= STORED DATA =

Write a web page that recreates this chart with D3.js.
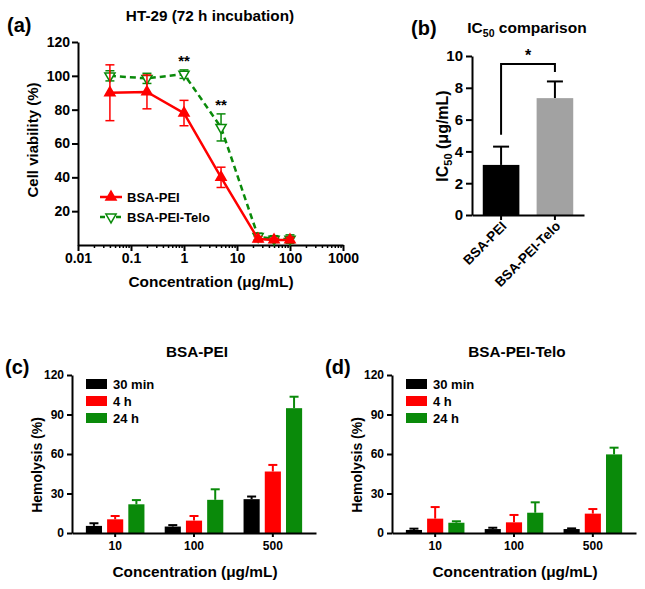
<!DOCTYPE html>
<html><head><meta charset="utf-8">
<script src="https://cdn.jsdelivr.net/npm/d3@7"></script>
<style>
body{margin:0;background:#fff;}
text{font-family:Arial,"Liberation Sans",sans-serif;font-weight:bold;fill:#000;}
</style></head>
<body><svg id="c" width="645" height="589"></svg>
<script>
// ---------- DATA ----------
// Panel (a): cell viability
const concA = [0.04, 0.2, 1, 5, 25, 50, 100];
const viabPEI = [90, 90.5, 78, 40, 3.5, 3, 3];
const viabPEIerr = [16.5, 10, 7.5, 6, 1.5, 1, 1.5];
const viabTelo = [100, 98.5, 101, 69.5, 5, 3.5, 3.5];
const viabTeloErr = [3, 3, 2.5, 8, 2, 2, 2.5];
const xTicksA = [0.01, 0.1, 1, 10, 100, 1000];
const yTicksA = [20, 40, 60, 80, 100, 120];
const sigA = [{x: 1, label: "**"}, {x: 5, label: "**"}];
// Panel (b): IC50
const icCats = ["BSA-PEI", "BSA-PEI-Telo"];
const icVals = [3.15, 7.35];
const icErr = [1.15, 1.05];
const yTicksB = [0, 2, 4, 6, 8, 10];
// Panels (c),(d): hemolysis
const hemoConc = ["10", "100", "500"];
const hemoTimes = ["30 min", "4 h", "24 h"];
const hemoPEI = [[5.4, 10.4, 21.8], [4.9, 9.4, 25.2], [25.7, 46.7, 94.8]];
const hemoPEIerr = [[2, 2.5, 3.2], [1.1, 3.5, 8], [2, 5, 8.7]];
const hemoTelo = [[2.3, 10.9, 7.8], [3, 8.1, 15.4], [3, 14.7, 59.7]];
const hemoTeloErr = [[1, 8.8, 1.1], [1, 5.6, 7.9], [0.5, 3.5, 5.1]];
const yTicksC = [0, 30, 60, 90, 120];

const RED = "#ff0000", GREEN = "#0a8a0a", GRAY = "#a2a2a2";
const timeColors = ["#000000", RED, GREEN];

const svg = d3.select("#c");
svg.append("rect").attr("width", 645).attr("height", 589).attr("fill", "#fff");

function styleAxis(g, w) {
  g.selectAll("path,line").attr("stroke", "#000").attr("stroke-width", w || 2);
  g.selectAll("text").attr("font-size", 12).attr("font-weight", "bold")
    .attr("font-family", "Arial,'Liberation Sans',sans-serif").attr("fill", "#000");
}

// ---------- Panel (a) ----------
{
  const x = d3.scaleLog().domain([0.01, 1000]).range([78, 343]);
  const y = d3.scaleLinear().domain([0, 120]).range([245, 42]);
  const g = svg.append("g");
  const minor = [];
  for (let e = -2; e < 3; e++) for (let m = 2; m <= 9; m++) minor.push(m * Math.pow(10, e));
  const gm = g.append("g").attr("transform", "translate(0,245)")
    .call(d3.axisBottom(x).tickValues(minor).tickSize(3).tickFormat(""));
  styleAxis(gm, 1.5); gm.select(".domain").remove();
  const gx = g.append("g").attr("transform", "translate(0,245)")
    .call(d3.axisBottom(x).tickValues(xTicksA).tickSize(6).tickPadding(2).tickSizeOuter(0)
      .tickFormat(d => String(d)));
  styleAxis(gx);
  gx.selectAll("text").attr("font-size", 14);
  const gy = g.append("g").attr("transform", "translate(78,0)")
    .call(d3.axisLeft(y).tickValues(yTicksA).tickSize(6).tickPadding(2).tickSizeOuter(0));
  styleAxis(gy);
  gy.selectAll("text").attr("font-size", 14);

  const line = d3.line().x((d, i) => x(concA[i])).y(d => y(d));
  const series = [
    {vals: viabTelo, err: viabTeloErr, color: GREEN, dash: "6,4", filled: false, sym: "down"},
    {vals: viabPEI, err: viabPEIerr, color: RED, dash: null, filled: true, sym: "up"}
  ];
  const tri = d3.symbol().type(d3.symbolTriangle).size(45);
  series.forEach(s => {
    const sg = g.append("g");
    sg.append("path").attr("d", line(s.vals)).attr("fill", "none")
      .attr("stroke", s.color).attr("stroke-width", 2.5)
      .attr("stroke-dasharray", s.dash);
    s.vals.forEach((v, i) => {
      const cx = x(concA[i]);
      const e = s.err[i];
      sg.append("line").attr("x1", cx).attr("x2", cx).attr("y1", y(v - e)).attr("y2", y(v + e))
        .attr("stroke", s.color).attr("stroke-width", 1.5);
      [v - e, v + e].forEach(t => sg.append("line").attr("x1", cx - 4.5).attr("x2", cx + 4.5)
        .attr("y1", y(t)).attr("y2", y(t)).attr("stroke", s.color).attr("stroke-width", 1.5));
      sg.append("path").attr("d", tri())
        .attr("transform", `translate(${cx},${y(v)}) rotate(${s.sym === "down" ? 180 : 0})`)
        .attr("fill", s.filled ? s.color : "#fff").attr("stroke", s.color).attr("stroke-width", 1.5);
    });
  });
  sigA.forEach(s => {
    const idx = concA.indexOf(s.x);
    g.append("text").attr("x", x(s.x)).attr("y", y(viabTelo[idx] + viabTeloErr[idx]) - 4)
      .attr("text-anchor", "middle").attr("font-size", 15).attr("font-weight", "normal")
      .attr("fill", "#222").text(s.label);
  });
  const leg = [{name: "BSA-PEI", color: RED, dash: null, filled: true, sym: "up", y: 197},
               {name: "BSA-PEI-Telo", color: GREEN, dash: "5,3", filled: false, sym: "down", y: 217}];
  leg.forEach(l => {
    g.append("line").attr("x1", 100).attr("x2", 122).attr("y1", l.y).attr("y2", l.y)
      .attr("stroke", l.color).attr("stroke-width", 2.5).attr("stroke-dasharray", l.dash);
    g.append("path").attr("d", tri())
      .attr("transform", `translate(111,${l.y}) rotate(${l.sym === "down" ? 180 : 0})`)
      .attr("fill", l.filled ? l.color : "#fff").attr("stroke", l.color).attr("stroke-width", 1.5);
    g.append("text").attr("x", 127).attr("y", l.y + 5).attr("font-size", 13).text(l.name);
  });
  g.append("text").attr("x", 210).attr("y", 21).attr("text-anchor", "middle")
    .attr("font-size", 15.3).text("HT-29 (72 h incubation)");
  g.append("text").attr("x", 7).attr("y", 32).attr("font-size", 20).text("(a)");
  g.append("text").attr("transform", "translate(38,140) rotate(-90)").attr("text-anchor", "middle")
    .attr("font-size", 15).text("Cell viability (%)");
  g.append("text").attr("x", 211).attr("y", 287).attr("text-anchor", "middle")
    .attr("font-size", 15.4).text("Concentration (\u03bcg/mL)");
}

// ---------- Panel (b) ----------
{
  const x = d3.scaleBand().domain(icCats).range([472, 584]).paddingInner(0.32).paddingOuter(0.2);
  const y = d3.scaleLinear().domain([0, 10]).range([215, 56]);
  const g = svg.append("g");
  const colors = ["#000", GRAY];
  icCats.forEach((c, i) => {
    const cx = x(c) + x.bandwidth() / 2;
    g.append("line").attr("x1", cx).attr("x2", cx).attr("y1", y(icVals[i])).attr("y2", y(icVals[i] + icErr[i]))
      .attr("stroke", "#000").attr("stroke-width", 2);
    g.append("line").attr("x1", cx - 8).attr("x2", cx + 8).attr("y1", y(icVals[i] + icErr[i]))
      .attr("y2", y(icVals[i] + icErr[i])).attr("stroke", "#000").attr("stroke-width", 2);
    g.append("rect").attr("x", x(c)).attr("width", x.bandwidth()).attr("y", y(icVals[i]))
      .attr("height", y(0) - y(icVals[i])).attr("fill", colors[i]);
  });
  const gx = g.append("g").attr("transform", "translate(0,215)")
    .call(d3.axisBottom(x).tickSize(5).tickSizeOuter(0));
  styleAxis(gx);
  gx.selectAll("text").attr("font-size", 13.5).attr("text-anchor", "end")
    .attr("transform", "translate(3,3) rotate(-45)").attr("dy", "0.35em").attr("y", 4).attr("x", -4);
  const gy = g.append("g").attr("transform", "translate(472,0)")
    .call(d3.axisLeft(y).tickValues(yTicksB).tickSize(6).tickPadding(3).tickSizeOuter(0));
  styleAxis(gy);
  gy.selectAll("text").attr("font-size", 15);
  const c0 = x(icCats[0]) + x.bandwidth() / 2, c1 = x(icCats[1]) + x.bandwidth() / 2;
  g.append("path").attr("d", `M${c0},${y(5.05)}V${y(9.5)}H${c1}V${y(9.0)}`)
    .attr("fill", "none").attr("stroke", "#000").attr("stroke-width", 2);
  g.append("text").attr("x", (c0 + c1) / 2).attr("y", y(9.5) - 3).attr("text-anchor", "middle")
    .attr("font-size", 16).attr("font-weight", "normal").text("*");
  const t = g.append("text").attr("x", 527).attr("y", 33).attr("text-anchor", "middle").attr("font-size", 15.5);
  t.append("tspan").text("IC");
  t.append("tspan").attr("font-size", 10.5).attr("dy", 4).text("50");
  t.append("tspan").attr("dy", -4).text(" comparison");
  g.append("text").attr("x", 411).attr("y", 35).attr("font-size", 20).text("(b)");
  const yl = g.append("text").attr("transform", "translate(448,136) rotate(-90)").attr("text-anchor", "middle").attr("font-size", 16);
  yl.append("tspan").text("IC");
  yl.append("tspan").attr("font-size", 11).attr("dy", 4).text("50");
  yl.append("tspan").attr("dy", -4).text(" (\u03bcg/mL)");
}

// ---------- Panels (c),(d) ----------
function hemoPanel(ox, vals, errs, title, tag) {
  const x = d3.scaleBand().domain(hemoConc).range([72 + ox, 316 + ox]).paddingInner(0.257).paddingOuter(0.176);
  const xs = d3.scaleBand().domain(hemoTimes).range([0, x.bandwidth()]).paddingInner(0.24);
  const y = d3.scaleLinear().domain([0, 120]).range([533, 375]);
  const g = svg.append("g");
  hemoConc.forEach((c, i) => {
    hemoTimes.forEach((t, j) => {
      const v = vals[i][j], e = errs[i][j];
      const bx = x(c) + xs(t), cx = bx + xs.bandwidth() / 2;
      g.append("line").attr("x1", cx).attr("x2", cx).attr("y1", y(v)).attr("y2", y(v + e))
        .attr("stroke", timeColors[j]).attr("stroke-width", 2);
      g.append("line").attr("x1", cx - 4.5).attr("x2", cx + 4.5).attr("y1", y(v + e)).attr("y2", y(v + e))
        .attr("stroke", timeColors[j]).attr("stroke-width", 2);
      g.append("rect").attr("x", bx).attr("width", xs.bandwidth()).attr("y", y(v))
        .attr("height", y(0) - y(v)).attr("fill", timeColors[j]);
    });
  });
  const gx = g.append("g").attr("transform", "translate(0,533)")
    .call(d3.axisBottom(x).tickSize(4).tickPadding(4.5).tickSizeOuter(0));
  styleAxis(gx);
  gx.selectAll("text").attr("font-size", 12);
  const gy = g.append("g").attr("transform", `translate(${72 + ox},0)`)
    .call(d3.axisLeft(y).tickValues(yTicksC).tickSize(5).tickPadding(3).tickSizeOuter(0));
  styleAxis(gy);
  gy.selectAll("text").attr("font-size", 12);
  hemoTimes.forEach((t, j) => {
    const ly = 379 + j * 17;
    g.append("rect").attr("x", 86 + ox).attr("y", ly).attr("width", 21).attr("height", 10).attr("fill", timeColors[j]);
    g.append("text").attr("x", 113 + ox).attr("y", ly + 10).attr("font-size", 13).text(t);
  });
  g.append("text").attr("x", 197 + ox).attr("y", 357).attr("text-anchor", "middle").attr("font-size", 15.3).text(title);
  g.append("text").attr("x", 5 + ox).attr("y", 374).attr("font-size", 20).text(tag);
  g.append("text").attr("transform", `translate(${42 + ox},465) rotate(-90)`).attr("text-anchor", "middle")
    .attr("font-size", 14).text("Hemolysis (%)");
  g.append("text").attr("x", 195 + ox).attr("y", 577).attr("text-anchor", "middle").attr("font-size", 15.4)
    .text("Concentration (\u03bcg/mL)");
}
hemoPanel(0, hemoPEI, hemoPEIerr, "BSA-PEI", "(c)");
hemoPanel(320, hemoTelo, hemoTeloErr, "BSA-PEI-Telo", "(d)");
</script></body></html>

= TASK DESCRIPTION =
Pictures are excluded; extract exactly the lines from the start of the data through the line that holds "const yTicksC = [0, 30, 60, 90, 120];", both ends included.

= ANSWER FOR THE TASK =
Write a web page that recreates this chart with D3.js.
<!DOCTYPE html>
<html><head><meta charset="utf-8">
<script src="https://cdn.jsdelivr.net/npm/d3@7"></script>
<style>
body{margin:0;background:#fff;}
text{font-family:Arial,"Liberation Sans",sans-serif;font-weight:bold;fill:#000;}
</style></head>
<body><svg id="c" width="645" height="589"></svg>
<script>
// ---------- DATA ----------
// Panel (a): cell viability
const concA = [0.04, 0.2, 1, 5, 25, 50, 100];
const viabPEI = [90, 90.5, 78, 40, 3.5, 3, 3];
const viabPEIerr = [16.5, 10, 7.5, 6, 1.5, 1, 1.5];
const viabTelo = [100, 98.5, 101, 69.5, 5, 3.5, 3.5];
const viabTeloErr = [3, 3, 2.5, 8, 2, 2, 2.5];
const xTicksA = [0.01, 0.1, 1, 10, 100, 1000];
const yTicksA = [20, 40, 60, 80, 100, 120];
const sigA = [{x: 1, label: "**"}, {x: 5, label: "**"}];
// Panel (b): IC50
const icCats = ["BSA-PEI", "BSA-PEI-Telo"];
const icVals = [3.15, 7.35];
const icErr = [1.15, 1.05];
const yTicksB = [0, 2, 4, 6, 8, 10];
// Panels (c),(d): hemolysis
const hemoConc = ["10", "100", "500"];
const hemoTimes = ["30 min", "4 h", "24 h"];
const hemoPEI = [[5.4, 10.4, 21.8], [4.9, 9.4, 25.2], [25.7, 46.7, 94.8]];
const hemoPEIerr = [[2, 2.5, 3.2], [1.1, 3.5, 8], [2, 5, 8.7]];
const hemoTelo = [[2.3, 10.9, 7.8], [3, 8.1, 15.4], [3, 14.7, 59.7]];
const hemoTeloErr = [[1, 8.8, 1.1], [1, 5.6, 7.9], [0.5, 3.5, 5.1]];
const yTicksC = [0, 30, 60, 90, 120];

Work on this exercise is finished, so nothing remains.